Yes, prices could fall 40%, but it was by no means their central scenario.
The other point I’d make is one that former RBA Glenn Steven’s used to make. House prices tend to ratchet up.
That is they rise for a while, then they flatline or drift lower. Then they rise again, and repeat.
You very rarely seen substantial falls in the market, because property is like that. It’s big and it’s chunky. If you don’t have to sell for a loss, then you generally don’t.
That being the case, major price falls tend to only happen in ‘disasters’. That’s probably too strong a word for it – but major shifts in the market. We’re talking recessions, or a global shock, or a sudden rise in interest rates.
In these scenarios people can be forced to sell (e.g. you lose your job and can no longer afford your mortgage payments.) When that happens en masse, then yes, you can see substantial price falls materialise.
Anyway, if that ratcheting effect is true, and I think it is, then if you’re going to argue that prices are going to fall 40% or something like that, then you have to be arguing that something disastrous is going to happen.
Now I don’t see that happening and I don’t actually see any economist in the market who see it happening either.
The Australian economy is chugging along fairly well. Jobs growth is strong and there’s early signs of strength in wages. Interest rates certainly aren’t going anywhere. Maybe there’s some sort of black swan event on the global stage – that could always happen, but it’s so random it’s hard to plan for.
Anyway, long story short – I don’t see any disasters on the horizon, and in the absence of that, it’s very hard to see major price falls becoming a reality any time soon.
But prices are falling. Across the country, prices are already down 2% – that’s maybe not much to write home about, but momentum is clearly moving lower.
So where do we end up?
The point I would make here is that recent prices falls are entirely ‘artificial’. That is, they have been brought about by regulatory intervention in the market.

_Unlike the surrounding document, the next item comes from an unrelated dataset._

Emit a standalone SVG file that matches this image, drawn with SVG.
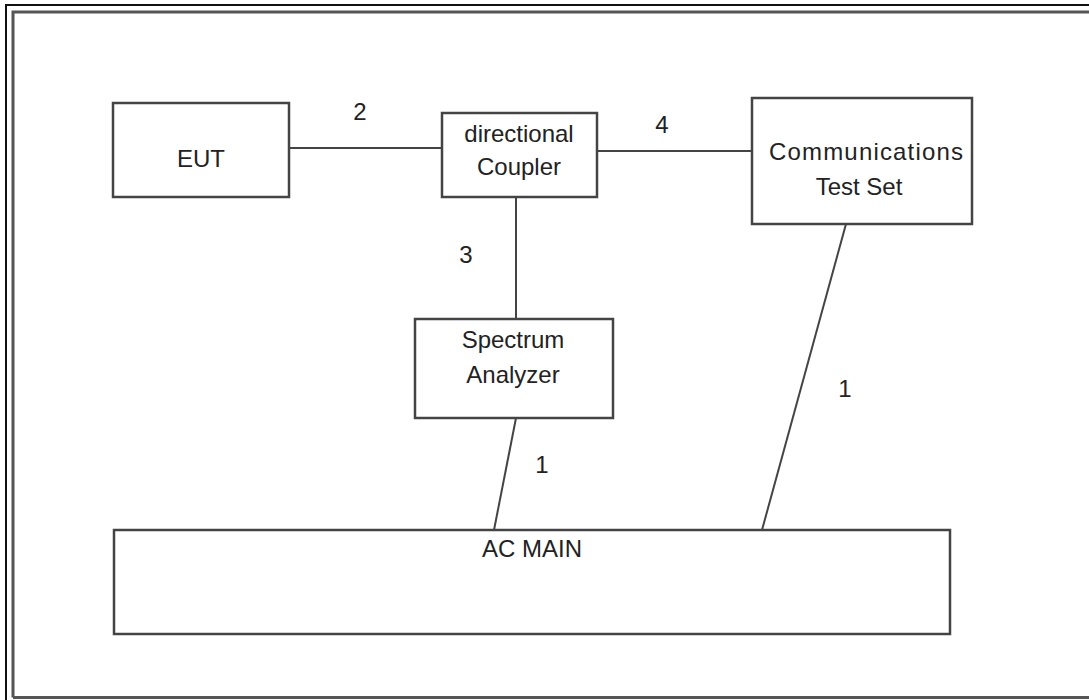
<svg xmlns="http://www.w3.org/2000/svg" width="1089" height="700" viewBox="0 0 1089 700">
<style>
.box{fill:#fff;stroke:#444;stroke-width:2.5}
.ln{stroke:#444;stroke-width:2;fill:none}
text{font-family:"Liberation Sans",Arial,sans-serif;font-size:24px;fill:#222;text-anchor:middle}
</style>
<rect width="1089" height="700" fill="#fff"/>
<g id="frame">
<path d="M6 705 V5 H1095" fill="none" stroke="#111" stroke-width="2"/>
<path d="M13 697.5 V12 H1095 M13 697.5 H1095" fill="none" stroke="#555" stroke-width="3"/>
</g>
<g id="connectors">
<line class="ln" x1="289" y1="148" x2="442" y2="148"/>
<line class="ln" x1="598" y1="151" x2="752" y2="151"/>
<line class="ln" x1="516" y1="197" x2="516" y2="319"/>
<line class="ln" x1="516" y1="418" x2="494" y2="530"/>
<line class="ln" x1="846" y1="224" x2="762" y2="530"/>
<text x="360" y="120">2</text>
<text x="662" y="133">4</text>
<text x="466" y="263">3</text>
<text x="542" y="473">1</text>
<text x="845" y="397">1</text>
</g>
<g id="eut">
<rect class="box" x="113" y="103" width="176" height="94"/>
<text x="201" y="167">EUT</text>
</g>
<g id="coupler">
<rect class="box" x="442" y="113" width="155" height="84"/>
<text x="519" y="142">directional</text>
<text x="519" y="175">Coupler</text>
</g>
<g id="testset">
<rect class="box" x="752" y="98" width="220" height="126"/>
<text x="866" y="160" textLength="194" lengthAdjust="spacing">Communications</text>
<text x="859" y="195">Test Set</text>
</g>
<g id="analyzer">
<rect class="box" x="415" y="319" width="198" height="99"/>
<text x="513" y="348">Spectrum</text>
<text x="513" y="383">Analyzer</text>
</g>
<g id="acmain">
<rect class="box" x="114" y="530" width="836" height="104"/>
<text x="532" y="557">AC MAIN</text>
</g>
</svg>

APRA – the bank regulator – has ben coming down hard on the banks and getting them to tighten up their lending practices. That has made it tougher to get a loan, has meant that we’re not able to borrow as much as we were, and we’re having to pay a higher rate for the privilege.
So these softer conditions were always going to happen.
But what I would say is that APRA (and their political masters) will be incredibly careful not to crash the market (no one wants that on their resume!). So they’ll be taking it slowly, slowly, and measuring the impacts at each step of the way.
And if it looks like anything like a 40% crash is going to happen, you can be very sure they’ll change their tune.
So really the only question is how far do regulators want the decline to run?
The regulators aren’t too worried about prices per se, they’re more worried about the quality of the finance sector’s loan book. And so they’ll keep going until that’s tidied up.
That’s more a question of ‘how long?’ than ‘how low?’ My guess, without having access to the banking data they do, is that I expect conditions to remain tight for at least another year, maybe 18 months.
So in that time, I would then expect prices to drift lower as banks sort themselves out.
But not at a quick pace. It will be slowly, slowly.
And so I expect that from -2% now, we’ll get to -5%, possibly -8%… -10% at the outside.
If that sounds bad, remember, that’s where the market started in 2017! It’s not a calamity.
And so for investors, I’d say don’t worry too much about prices. I think we’ll be ok (and APRA will probably make sure of that).
Rather, I’d be worried about how these APRA restrictions will impact you. Are the banks going to start knocking you back or requiring you to front more equity? Are you going to pay a higher interest rate? Are you going to be able to get finance at all?
Right now, these are much bigger and more important questions.
But 60 Minutes is setting the agenda, so what are you going to do?